Thackrey referred to himself as, “a photographer who made wine”. He pursued photography in his early years winning a competition at age fifteen, and later being active at Reed College. He took advantage of his newfound freedom from the responsibilities of running a gallery to refocus his energy aside from his winemaking, on his own photography. His subject matter was disparate, ranging from the rural landscapes of Bolinas to abstracted minimalist compositions of ancient Roman stonework in Italy. Those works led to museum exhibitions in Bolinas and Berkeley.
On a personal note, Sean was handsome in a way reminiscent of the timeworn appearance of Jack Nicholson in “Five Easy Pieces,” or Harrison Ford as “Indiana Jones.” In over forty years I never saw him in a suit and tie—and his casually rugged fashion sense even earned him a place in the style section of Esquire Magazine! With a self-deprecating sense of humor, he wore a favorite leather jacket emblazoned with “Famous Winemaker.”
His capacity for kindness was exhibited the last time I visited him in Bolinas, when he took the time to feed a baby fox, he had named Bella, that had wandered up to his back door.
Although he never graduated from college despite his attending Reed College and the University of Vienna, the polymath Thackrey nevertheless was conversant in five languages and from 1996 until his death formed the greatest private collection of antiquarian books on the history of viticulture.

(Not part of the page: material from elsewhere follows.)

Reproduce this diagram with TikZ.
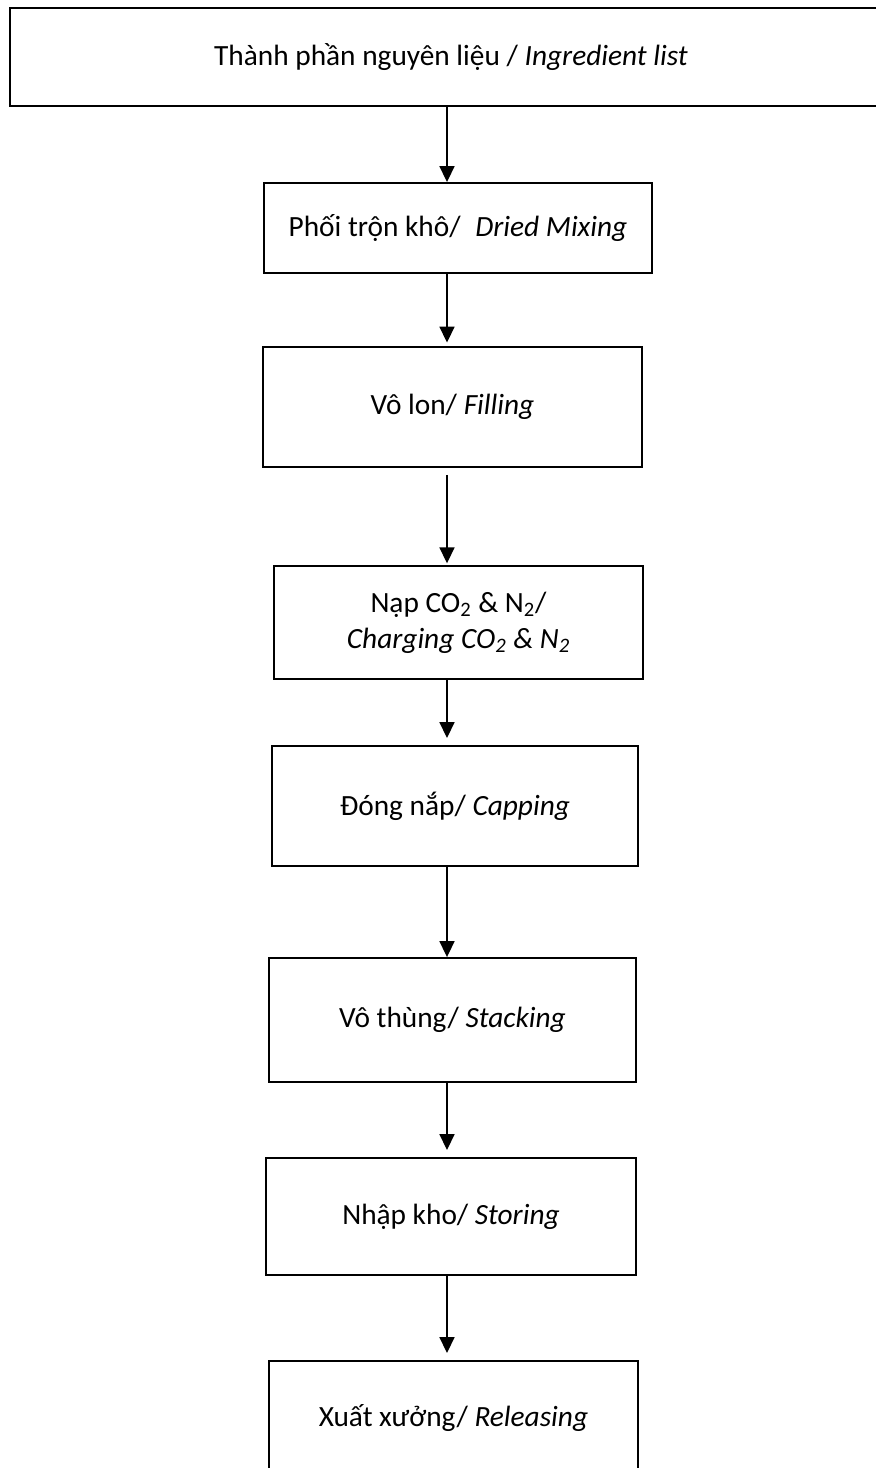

Although Sean would not approve, I must label him a “connoisseur.” He was indeed a connoisseur of people—the individuals he chose as friends from all social strata; a connoisseur of history, who assembled and added his own observations to an extraordinary archive of viticulture; a connoisseur of wine, and a vintner of iconoclastic and highly prized vintages; and finally, a connoisseur of photography, the images he made himself, and the 19th century photographs that he championed when few realized their importance.
His contribution to the recognition of photography as an art form should be made known to a new generation of curators, collectors, and dealers. Sean Thackery’s intellectual curiosity and creativity over the years marks a life well lived on his own terms.